Detroit City Councilwoman Martha Reeves, former lead singer of the Vandellas, will testify before an “awareness for fairness” town hall meeting convened by Rep. John Conyers Jr., chairman of the House Judiciary Committee.
The way I presented the bill to a lot of Congress people, I turned a couple of heads on it. Some of them didn’t know that everything else in radio is paid. Whether you talk, you walk, whatever you do, it’s paid -- except for the performers on disc.

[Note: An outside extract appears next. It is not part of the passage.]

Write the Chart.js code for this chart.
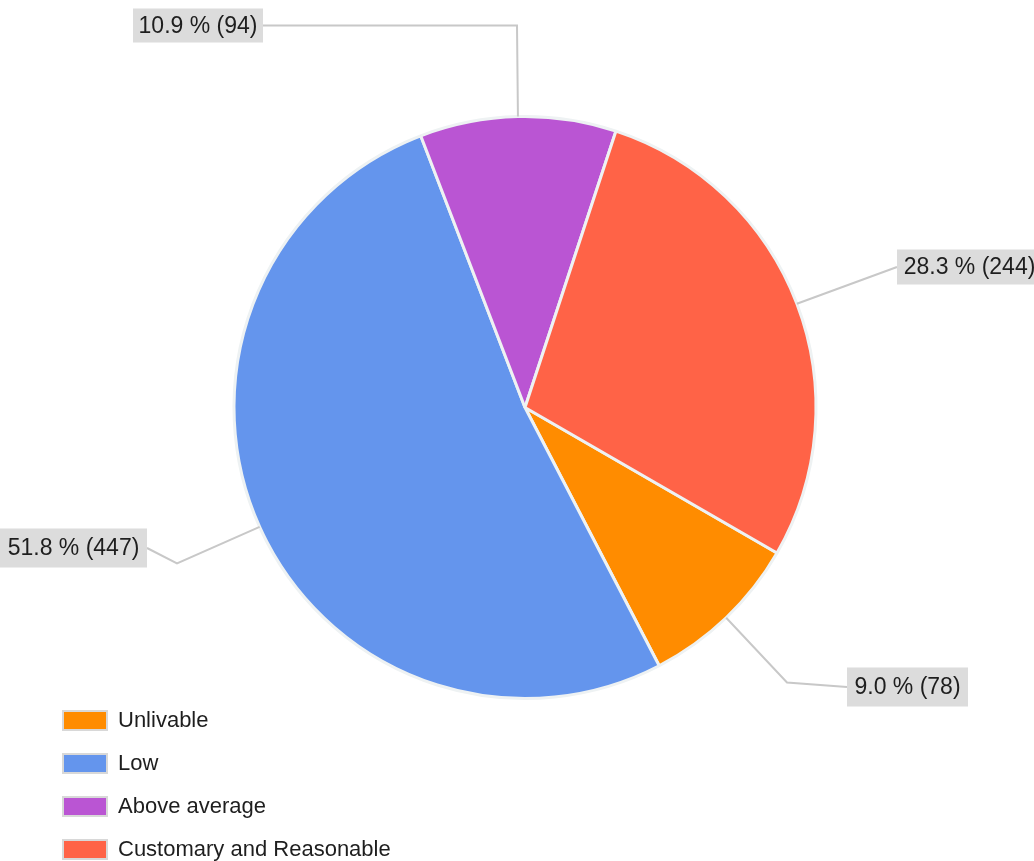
<!DOCTYPE html>
<html lang="en">
<head>
  <meta charset="UTF-8">
  <title>Pie chart</title>
  <script src="https://cdn.jsdelivr.net/npm/chart.js"></script>
  <style>
    body { margin: 0; background: #fff; }
  </style>
</head>
<body>
  <canvas id="myChart" width="1034" height="861"></canvas>
  <script>
    // data
    const categories = ['Unlivable', 'Low', 'Above average', 'Customary and Reasonable'];
    const counts = [78, 447, 94, 244];
    const percentLabels = ['9.0 %', '51.8 %', '10.9 %', '28.3 %'];
    const sliceColors = ['#FF8C00', '#6495ED', '#BA55D3', '#FF6347'];

    // where each outside label sits: elbow point and box, relative to the pie centre
    const labelLayout = [
      { elbow: [262, 275], box: [322, 260, 121, 39], side: 'left' },
      { elbow: [-348, 156], box: [-525, 121, 147, 39], side: 'right' },
      { elbow: [-8, -382], box: [-392, -399, 130, 34], side: 'right' },
      { elbow: null, box: [372, -158, 145, 35], side: 'left' }
    ];

    const labelPlugin = {
      id: 'outsideLabels',
      afterDatasetsDraw(chart) {
        const ctx = chart.ctx;
        const arcs = chart.getDatasetMeta(0).data;
        ctx.save();
        arcs.forEach((arc, i) => {
          const cx = arc.x, cy = arc.y;
          const mid = (arc.startAngle + arc.endAngle) / 2;
          const r = arc.outerRadius;
          const ax = cx + Math.cos(mid) * r;
          const ay = cy + Math.sin(mid) * r;
          const lay = labelLayout[i];
          const [bx, by, bw, bh] = lay.box;
          const boxX = cx + bx, boxY = cy + by;
          const endX = lay.side === 'left' ? boxX : boxX + bw;
          const endY = boxY + bh / 2;

          ctx.strokeStyle = '#c8c8c8';
          ctx.lineWidth = 2;
          ctx.beginPath();
          ctx.moveTo(ax, ay);
          if (lay.elbow) ctx.lineTo(cx + lay.elbow[0], cy + lay.elbow[1]);
          ctx.lineTo(endX, endY);
          ctx.stroke();

          ctx.fillStyle = '#dcdcdc';
          ctx.fillRect(boxX, boxY, bw, bh);
          ctx.fillStyle = '#1e1e1e';
          ctx.font = '23px "Liberation Sans", Arial, sans-serif';
          ctx.textBaseline = 'middle';
          ctx.textAlign = 'center';
          ctx.fillText(percentLabels[i] + ' (' + counts[i] + ')', boxX + bw / 2, endY + 1);
        });
        ctx.restore();
      }
    };

    const legendPlugin = {
      id: 'sideLegend',
      afterDraw(chart) {
        const ctx = chart.ctx;
        ctx.save();
        ctx.font = '22px "Liberation Sans", Arial, sans-serif';
        ctx.textBaseline = 'middle';
        ctx.textAlign = 'left';
        chart.data.labels.forEach((name, i) => {
          const y = 720 + i * 43;
          ctx.fillStyle = '#d8d8d8';
          ctx.fillRect(62, y - 10, 46, 21);
          ctx.fillStyle = chart.data.datasets[0].backgroundColor[i];
          ctx.fillRect(64, y - 8, 42, 17);
          ctx.fillStyle = '#1e1e1e';
          ctx.fillText(name, 118, y + 1);
        });
        ctx.restore();
      }
    };

    const ctx = document.getElementById('myChart').getContext('2d');
    const myChart = new Chart(ctx, {
      type: 'pie',
      data: {
        labels: categories,
        datasets: [{
          data: counts,
          backgroundColor: sliceColors,
          borderColor: '#eef2f3',
          borderWidth: 3
        }]
      },
      options: {
        responsive: false,
        animation: false,
        devicePixelRatio: 1,
        rotation: 120,
        layout: {
          padding: { top: 115, bottom: 161, left: 200, right: 184 }
        },
        plugins: {
          legend: { display: false },
          tooltip: { enabled: false }
        }
      },
      plugins: [labelPlugin, legendPlugin]
    });
  </script>
</body>
</html>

Opponents claim Conyers’ bill would impose a “performance tax” on local radio stations. They accuse performance artists and record labels of being greedy ingrates:
In recent years, the record labels have seen sales of albums decline as more listeners opt for digital downloads. However, radio remains the number one promotional vehicle for music – it’s not responsible for the label’s resistance to the digital age, and it shouldn’t be on the hook to fix it. Radio already provides between $1.5 to $2.4 billion dollars annually in music sales for artists and record labels. By pushing a tax on local radio, record labels are biting the hand that feeds them.
Not so, says Fakir:
There has been misinformation, particularly in Detroit, coming from (Radio One CEO) Cathy Hughes, that this is some sort of tax. It’s not a tax, it’s something that’s long overdue.